Fantasy Baseball Waiver Wire: Francisco Mejia makes his case at catcher
Homering twice in your first start goes a long way toward earning playing time, especially when you're a catcher. Scott White makes a case for Francisco Mejia, Luis Castillo and others on the waiver wire.
Well, that's one way to earn more playing time.
Francisco Mejia, who was already in line for close to a 50-50 split with Austin Hedges behind the plate, gave the Padres reason to wonder if that's really enough in his first start Thursday at Cincinnati, homering twice to give the Padres four of their five runs off Luis Castillo.
Home runs aren't even what Mejia is most known for, though in today's environment, they seem to be par for the course for players with his bat skills. The 22-year-old who once put together a 50-game hitting streak in the Indians system, hit .355 with 11 homers and a .969 OPS in his final 68 games between the two organizations' farm clubs this year. He profiles as a high-average hitter, if nothing else, and if Thursday's performance is any indication, he's more than ready for this opportunity.

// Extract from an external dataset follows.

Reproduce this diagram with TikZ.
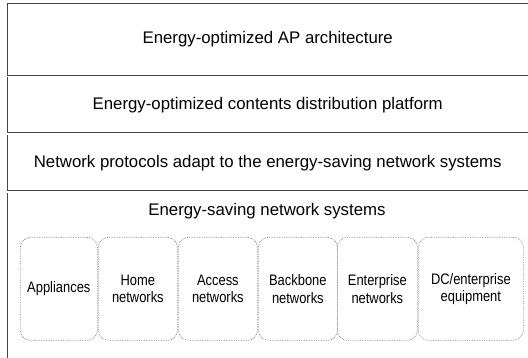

Mejia reportedly earned high marks from starter Eric Lauer, who struck out eight in four shutout innings. Manager Andy Green has already hinted the 22-year-old could make his second start Friday, and how could he not? Even if he gets just two-thirds of the starts down the stretch, Mejia offers enough Fantasy potential to function as a top-12 option at a position where Tucker Barnhart has been a top-12 option all year.
Yeah, Luis Castillo gave up three home runs Thursday, which is obviously bad, but he also missed a ton of bats for a second straight start and walked no one, giving him a total of nine baserunners allowed in his past two starts. And believe it or not, he has a 3.20 ERA, 1.00 WHIP and 10.6 strikeouts per nine innings in eight starts since the All-Star break. Our little Luis might be growing up.
An important consideration this time of year is what a pitcher's upcoming schedule looks like, and Shane Bieber's, if he continues to start every fifth day, looks a rebuild special — Rays, White Sox, Red Sox (ew) and Royals. The rookie has already demonstrated uncommon control and efficiency during his time in the majors and could see his high floor become a high ceiling with those machups (three of them, anyway).
Pedro Strop didn't get the save Thursday; Jesse Chavez did, but only because the game went to extra innings. Strop is clearly the fill-in for Brandon Morrow, having piled up 10 saves in about six weeks' time, which means he'll probably spend the rest of the year in the role given manager Joe Maddon's recent suggestion that the Cubs will be "lucky" to get Morrow back.
Yeah, I also recommended picking up Jake Junis a couple days ago, which makes two Royals pitchers in three days. But it's September. We're scraping the bottom of the barrel at this point. Brad Keller doesn't strike out many batters but has a standout skill that makes his 3.14 ERA not as fluky as you'd think: He has the third-best ground-ball rate in baseball. His upcoming matchups, meanwhile, are the White Sox, Twins, Tigers and Reds.
Johan Camargo homered Thursday. It was his third in nine games. His ownership probably won't rise much past 60 percent, which makes him a nice crutch for me in this space. Still, as a high-contact hitter with pretty good pop, he offers high floor at a position (shortstop) that can be difficult to fill in a pinch.